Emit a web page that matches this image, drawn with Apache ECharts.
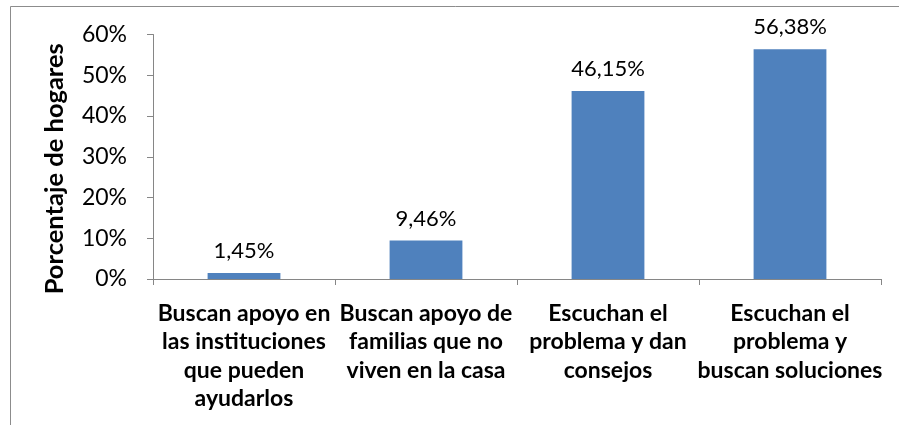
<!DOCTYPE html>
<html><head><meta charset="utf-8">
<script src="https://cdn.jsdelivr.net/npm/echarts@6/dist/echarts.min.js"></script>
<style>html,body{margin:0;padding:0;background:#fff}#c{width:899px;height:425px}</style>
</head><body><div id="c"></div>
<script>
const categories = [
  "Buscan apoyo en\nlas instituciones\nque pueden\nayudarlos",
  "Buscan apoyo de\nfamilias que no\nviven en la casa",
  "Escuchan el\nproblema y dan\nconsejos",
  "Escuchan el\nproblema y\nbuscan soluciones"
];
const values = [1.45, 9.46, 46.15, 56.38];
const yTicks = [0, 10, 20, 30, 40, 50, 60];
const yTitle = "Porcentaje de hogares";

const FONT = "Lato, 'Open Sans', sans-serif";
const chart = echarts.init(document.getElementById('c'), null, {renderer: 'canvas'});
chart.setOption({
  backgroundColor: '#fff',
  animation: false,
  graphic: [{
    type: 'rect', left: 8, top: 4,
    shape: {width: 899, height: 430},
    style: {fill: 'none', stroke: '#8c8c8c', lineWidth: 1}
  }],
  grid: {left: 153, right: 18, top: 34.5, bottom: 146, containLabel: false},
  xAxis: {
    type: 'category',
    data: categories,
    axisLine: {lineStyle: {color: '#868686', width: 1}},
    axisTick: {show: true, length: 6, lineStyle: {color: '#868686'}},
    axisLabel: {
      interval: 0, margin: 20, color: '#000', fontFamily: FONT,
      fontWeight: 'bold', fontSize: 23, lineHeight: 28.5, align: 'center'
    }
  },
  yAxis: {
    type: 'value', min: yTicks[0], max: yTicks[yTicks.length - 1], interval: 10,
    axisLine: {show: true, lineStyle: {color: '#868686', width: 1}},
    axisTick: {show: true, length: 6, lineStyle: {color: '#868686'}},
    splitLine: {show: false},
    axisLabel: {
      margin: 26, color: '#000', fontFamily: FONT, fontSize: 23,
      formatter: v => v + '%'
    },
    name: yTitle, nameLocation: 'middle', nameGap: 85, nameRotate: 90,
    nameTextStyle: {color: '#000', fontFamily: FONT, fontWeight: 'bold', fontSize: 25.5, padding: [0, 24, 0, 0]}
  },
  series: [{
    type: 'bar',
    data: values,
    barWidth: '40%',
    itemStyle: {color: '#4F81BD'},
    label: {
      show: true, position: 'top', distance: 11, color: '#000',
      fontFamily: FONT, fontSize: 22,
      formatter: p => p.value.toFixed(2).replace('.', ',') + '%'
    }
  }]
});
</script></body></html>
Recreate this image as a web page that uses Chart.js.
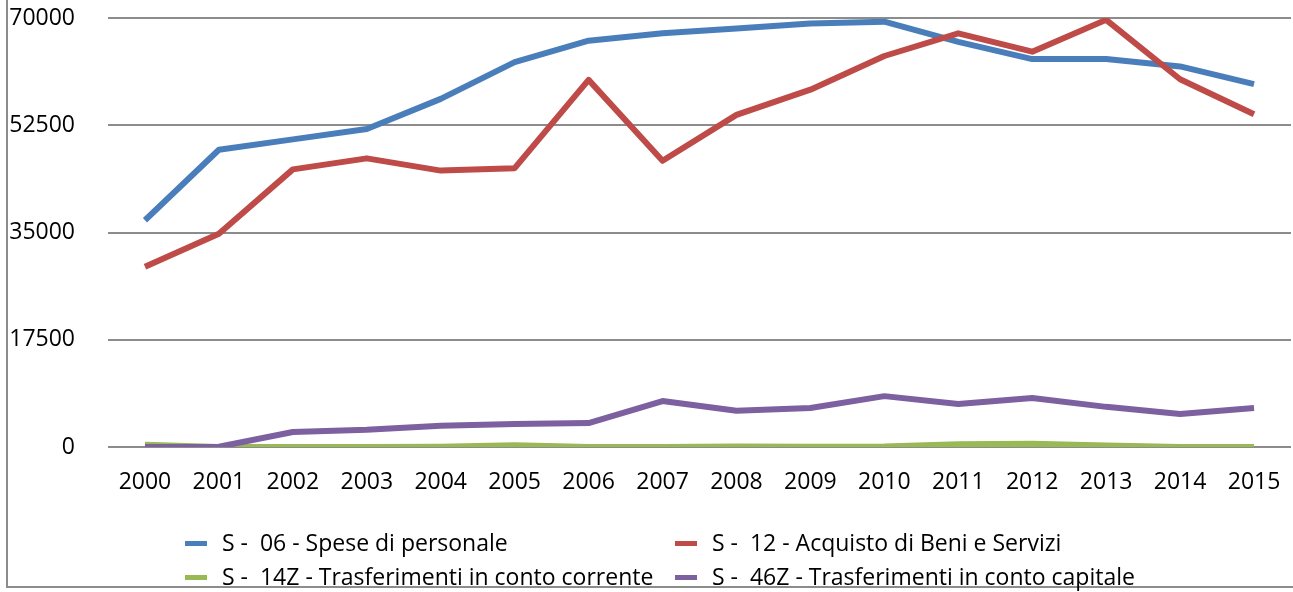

══════════

WRITTEN REQUEST
Show every line in the entries where the string "that" occurs.

TASK RESULT
Emit a web page that matches this image, drawn with Apache ECharts.
Recreate this image as a web page that uses Chart.js.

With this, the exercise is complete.